Aim - Retype only what runs from the beginning of the data through the line with "(0,0) rectangle (1160,434);"; please omit the pictures and keep every line exact.
---
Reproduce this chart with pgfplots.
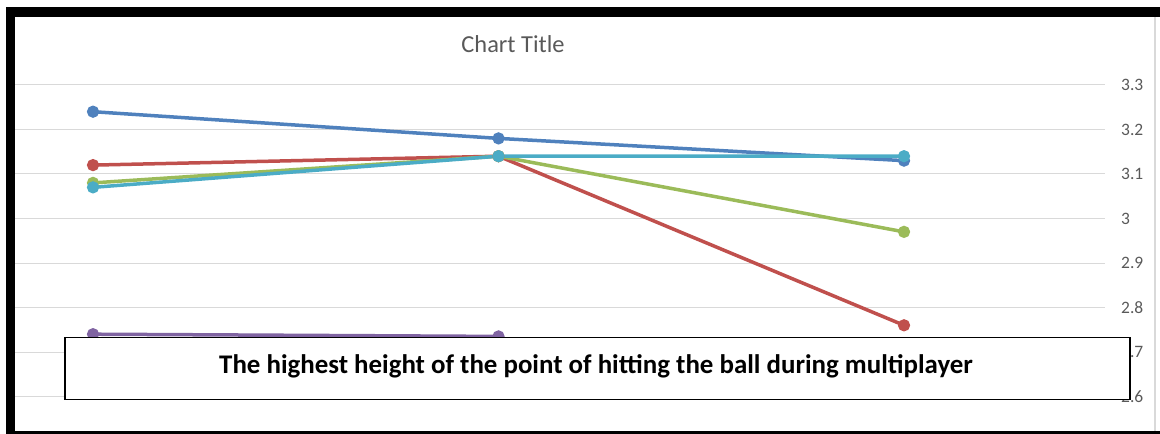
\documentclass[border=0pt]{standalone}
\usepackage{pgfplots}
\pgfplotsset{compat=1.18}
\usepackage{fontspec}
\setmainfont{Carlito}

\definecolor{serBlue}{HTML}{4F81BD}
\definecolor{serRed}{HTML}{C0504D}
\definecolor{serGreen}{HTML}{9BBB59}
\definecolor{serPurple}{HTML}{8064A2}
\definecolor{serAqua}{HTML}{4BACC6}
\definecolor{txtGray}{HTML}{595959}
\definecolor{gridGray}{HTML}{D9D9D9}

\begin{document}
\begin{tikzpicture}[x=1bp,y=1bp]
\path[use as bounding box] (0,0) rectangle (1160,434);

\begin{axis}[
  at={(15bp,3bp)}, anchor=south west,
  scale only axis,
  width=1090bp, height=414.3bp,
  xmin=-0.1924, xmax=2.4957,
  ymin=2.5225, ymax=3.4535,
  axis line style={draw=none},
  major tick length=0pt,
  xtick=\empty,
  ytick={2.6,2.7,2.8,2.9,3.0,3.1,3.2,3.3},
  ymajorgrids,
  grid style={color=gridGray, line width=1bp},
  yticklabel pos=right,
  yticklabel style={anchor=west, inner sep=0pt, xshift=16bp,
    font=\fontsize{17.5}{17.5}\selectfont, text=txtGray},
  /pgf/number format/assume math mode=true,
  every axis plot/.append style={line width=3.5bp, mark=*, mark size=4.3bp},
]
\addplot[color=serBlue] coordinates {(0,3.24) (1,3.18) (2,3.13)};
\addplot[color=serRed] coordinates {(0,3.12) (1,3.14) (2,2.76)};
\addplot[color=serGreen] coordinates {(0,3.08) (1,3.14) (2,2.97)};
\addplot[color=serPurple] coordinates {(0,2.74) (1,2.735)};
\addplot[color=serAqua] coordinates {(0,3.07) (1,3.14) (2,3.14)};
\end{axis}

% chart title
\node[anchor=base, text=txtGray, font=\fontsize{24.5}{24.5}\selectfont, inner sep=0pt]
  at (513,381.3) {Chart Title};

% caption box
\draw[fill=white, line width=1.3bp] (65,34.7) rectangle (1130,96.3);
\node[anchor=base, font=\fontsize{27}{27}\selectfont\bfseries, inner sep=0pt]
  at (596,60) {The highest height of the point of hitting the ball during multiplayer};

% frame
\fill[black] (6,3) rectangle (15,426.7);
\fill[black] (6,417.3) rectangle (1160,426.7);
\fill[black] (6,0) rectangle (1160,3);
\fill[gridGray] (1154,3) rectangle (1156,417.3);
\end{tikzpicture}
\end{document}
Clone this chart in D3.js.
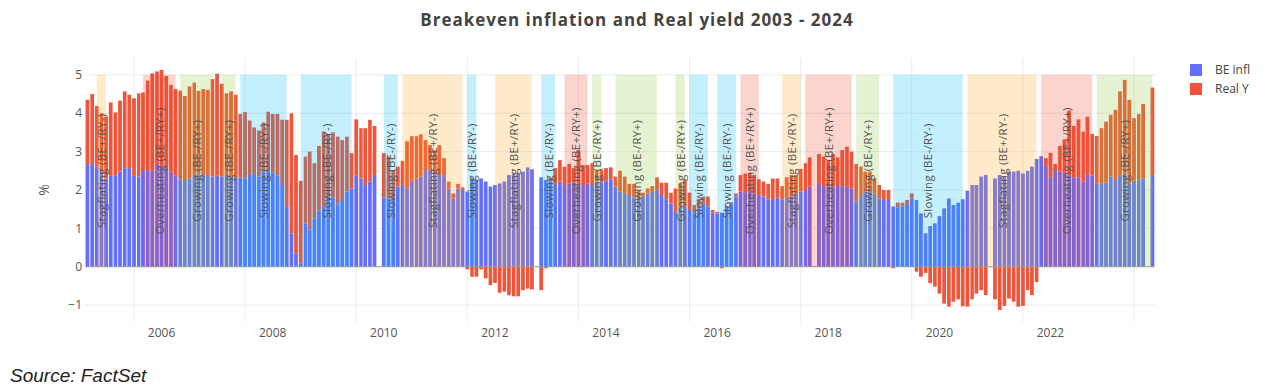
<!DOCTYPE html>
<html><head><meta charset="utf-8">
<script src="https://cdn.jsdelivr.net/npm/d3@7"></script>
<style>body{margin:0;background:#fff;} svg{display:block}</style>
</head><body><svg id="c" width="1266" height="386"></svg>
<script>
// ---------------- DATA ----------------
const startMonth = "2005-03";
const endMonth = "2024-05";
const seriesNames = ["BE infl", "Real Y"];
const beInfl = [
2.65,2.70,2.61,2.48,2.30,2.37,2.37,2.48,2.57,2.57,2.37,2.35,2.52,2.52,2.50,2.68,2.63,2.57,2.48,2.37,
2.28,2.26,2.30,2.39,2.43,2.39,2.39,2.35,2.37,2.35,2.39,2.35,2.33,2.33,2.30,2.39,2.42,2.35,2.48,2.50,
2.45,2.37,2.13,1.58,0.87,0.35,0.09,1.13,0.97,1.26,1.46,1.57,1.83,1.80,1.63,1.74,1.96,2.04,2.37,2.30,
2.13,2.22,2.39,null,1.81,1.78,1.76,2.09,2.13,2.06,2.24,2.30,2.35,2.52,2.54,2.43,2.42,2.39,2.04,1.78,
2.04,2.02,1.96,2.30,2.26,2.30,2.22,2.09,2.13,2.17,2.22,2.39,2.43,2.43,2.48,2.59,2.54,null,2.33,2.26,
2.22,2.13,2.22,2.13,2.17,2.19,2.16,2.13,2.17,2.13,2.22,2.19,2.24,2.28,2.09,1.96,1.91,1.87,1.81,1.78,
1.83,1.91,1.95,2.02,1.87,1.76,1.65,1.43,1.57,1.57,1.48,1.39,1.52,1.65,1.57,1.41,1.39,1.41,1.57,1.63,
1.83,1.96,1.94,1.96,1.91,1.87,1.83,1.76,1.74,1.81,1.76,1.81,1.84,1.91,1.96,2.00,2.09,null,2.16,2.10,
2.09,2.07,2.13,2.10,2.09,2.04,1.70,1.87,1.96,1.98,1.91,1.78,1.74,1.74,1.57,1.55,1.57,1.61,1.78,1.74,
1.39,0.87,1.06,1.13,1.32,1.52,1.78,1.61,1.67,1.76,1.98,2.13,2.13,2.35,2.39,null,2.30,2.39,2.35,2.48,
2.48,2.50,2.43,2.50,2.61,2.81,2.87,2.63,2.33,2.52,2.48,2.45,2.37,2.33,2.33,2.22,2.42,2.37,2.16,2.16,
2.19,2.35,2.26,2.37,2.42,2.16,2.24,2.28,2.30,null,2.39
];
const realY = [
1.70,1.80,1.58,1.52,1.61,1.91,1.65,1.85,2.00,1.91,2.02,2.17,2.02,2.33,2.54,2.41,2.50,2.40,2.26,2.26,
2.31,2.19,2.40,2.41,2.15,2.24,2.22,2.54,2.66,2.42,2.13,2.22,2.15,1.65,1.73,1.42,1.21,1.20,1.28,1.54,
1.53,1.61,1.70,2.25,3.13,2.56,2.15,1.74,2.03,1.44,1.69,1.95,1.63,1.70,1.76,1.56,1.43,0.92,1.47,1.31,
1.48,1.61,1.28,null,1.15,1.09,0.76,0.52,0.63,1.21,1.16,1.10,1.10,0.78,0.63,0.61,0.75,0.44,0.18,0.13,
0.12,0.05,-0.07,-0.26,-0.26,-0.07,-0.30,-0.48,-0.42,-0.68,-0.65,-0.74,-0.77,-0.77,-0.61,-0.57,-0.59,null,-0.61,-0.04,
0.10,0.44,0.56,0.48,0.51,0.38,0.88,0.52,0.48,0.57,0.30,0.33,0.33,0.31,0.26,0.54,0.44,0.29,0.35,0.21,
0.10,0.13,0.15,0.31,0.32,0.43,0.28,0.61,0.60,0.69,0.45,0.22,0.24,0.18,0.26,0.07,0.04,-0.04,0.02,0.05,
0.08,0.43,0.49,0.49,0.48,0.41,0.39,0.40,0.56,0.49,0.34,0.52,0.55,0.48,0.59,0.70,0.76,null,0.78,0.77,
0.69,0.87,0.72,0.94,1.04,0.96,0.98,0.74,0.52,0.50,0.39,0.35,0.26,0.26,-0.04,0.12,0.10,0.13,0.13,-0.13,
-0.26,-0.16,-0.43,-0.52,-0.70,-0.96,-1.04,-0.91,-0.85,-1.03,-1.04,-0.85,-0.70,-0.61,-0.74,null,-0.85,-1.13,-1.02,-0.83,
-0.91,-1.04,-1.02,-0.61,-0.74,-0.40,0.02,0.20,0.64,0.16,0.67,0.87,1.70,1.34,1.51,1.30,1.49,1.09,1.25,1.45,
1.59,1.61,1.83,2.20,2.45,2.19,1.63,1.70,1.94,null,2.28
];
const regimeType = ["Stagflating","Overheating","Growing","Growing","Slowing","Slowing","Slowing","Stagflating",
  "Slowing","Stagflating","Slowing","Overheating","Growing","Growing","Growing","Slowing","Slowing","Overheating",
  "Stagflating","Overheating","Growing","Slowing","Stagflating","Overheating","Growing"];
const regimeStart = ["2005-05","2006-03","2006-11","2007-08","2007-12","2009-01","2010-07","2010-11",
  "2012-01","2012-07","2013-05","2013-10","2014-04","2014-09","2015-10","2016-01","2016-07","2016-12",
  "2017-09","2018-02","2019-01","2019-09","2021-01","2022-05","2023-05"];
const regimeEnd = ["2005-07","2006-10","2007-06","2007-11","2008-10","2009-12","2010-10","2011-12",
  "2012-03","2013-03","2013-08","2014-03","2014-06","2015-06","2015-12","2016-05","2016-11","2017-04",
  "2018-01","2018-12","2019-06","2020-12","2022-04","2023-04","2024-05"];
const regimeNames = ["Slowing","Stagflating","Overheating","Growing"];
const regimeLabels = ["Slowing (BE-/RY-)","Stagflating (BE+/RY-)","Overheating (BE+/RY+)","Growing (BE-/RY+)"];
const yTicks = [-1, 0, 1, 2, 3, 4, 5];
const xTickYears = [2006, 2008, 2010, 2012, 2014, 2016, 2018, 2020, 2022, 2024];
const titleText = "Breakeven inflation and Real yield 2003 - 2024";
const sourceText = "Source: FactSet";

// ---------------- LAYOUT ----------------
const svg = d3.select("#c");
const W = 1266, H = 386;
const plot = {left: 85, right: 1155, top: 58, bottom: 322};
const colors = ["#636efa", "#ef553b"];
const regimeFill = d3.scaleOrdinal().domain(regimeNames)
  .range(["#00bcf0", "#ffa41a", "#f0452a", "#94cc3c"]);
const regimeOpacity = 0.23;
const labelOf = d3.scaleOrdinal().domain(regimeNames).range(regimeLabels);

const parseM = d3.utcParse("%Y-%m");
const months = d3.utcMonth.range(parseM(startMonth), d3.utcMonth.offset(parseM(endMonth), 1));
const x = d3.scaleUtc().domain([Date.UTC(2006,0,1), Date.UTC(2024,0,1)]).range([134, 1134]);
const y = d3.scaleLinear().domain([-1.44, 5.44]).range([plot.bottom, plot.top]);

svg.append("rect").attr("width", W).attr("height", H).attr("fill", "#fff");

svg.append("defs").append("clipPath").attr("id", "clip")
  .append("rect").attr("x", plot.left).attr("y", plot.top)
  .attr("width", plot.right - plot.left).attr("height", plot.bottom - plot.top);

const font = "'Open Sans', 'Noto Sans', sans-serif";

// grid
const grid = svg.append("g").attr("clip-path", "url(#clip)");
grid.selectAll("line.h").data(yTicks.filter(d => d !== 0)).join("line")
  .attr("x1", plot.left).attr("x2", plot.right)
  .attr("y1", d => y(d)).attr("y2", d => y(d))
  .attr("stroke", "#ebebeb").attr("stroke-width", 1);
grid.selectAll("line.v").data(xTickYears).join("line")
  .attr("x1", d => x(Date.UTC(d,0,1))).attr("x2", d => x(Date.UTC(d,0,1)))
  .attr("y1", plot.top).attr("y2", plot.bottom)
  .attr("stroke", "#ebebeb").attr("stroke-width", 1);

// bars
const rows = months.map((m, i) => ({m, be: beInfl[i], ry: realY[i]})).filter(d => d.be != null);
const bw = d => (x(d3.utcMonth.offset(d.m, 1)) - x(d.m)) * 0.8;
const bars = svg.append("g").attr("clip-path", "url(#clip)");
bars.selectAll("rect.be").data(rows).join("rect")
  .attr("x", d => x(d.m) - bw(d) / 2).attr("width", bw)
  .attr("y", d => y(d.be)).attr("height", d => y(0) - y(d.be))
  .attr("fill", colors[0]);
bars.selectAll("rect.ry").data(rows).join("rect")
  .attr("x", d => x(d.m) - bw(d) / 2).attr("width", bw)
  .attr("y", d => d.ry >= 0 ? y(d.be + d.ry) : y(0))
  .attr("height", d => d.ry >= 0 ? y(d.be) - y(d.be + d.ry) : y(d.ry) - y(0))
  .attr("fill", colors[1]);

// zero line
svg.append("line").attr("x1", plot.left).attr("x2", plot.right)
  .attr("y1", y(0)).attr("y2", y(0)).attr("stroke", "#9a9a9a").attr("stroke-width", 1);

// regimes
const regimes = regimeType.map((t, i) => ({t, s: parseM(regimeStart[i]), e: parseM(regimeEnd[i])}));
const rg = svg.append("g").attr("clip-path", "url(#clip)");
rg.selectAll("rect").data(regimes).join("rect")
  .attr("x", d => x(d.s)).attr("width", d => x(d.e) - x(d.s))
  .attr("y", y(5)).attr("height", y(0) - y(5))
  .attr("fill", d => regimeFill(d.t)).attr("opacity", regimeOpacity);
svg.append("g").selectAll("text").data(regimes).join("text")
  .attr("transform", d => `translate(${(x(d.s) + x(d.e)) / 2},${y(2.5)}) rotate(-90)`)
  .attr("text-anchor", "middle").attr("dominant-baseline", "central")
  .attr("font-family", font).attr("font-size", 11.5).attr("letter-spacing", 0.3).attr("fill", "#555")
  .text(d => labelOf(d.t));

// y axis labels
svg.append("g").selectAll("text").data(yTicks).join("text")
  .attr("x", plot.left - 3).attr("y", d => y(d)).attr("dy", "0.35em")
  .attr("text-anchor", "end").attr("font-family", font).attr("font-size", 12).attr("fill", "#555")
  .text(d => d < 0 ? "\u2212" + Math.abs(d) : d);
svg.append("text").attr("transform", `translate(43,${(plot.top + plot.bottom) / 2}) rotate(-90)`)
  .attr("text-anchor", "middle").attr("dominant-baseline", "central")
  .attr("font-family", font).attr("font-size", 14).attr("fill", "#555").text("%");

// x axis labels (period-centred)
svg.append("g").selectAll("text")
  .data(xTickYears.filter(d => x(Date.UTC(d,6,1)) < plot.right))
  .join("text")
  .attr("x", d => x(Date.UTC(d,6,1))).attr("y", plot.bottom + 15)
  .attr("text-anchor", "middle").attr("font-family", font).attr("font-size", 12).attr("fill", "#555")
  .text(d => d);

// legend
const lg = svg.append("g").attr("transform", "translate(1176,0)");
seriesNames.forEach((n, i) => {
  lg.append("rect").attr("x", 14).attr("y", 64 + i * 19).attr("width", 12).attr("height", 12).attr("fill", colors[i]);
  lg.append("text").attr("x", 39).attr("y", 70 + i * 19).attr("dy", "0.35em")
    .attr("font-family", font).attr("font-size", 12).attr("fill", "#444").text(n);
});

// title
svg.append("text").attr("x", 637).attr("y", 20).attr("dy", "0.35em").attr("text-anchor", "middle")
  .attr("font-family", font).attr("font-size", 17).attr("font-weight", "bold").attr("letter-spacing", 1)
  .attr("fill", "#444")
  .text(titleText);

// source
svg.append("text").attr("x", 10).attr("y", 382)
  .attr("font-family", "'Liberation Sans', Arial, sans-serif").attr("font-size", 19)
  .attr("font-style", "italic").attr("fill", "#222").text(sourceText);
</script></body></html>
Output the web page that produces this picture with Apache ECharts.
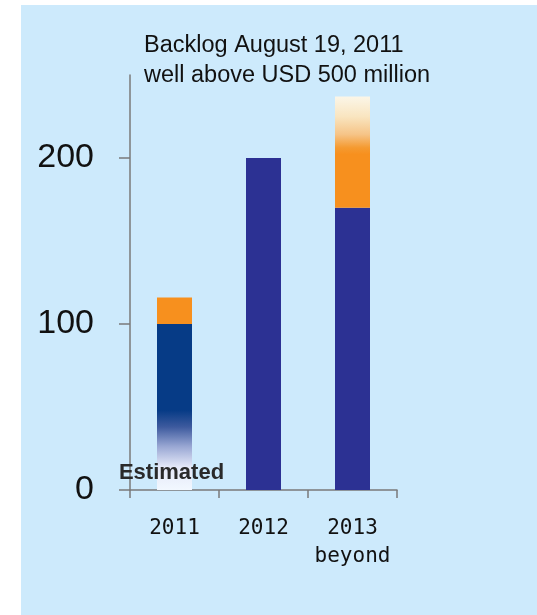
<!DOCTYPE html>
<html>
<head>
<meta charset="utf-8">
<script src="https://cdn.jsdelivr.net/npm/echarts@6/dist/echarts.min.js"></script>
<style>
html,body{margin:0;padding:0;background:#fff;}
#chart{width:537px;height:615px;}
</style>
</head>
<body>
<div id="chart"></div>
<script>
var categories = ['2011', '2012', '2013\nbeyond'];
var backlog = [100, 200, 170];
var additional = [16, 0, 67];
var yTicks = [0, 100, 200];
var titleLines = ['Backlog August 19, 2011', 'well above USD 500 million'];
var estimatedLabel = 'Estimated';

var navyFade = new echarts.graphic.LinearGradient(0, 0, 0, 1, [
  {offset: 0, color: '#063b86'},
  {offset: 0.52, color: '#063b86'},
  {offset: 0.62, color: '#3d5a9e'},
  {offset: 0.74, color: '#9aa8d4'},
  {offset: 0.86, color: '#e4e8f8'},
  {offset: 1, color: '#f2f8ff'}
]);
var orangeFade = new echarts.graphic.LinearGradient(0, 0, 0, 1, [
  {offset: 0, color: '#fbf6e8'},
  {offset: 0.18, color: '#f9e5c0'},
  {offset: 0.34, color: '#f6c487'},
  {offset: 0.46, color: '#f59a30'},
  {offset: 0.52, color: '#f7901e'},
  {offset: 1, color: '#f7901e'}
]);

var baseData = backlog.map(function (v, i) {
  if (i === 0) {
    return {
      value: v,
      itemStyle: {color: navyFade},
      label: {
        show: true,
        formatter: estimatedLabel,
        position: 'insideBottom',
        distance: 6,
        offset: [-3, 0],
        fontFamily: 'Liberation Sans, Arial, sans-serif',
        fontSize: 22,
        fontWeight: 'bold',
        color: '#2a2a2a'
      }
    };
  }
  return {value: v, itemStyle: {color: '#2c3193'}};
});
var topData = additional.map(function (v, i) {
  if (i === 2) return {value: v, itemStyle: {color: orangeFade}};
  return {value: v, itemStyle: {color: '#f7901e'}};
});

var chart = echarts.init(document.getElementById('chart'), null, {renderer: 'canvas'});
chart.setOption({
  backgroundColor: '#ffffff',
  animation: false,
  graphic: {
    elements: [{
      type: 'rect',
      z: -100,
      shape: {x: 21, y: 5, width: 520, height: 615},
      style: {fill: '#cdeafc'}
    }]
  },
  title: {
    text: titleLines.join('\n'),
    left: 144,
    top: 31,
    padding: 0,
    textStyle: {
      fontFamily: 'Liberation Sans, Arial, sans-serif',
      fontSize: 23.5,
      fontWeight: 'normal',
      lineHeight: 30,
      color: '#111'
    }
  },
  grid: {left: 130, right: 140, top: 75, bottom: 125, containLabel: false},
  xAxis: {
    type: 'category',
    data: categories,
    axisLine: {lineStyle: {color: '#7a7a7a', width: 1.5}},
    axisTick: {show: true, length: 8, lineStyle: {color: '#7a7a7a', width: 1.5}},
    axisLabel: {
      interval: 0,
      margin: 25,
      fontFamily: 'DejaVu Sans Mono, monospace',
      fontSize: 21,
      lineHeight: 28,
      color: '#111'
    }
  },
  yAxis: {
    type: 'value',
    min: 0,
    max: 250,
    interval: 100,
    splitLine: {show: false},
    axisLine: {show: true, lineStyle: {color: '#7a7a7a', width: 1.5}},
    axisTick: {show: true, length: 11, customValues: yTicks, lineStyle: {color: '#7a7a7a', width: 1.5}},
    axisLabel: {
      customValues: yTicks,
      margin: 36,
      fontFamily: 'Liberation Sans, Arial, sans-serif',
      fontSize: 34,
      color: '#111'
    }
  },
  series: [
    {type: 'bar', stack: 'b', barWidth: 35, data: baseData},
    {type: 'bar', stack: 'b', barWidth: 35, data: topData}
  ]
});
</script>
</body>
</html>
---
Result for this exercise -
Reproduce this chart with pgfplots.
\documentclass[border=0pt]{standalone}
\usepackage{pgfplots}
\pgfplotsset{compat=1.18}
\usepackage{fontspec}
\setmainfont{Carlito}

\definecolor{serBlue}{HTML}{4F81BD}
\definecolor{serRed}{HTML}{C0504D}
\definecolor{serGreen}{HTML}{9BBB59}
\definecolor{serPurple}{HTML}{8064A2}
\definecolor{serAqua}{HTML}{4BACC6}
\definecolor{txtGray}{HTML}{595959}
\definecolor{gridGray}{HTML}{D9D9D9}

\begin{document}
\begin{tikzpicture}[x=1bp,y=1bp]
\path[use as bounding box] (0,0) rectangle (1160,434);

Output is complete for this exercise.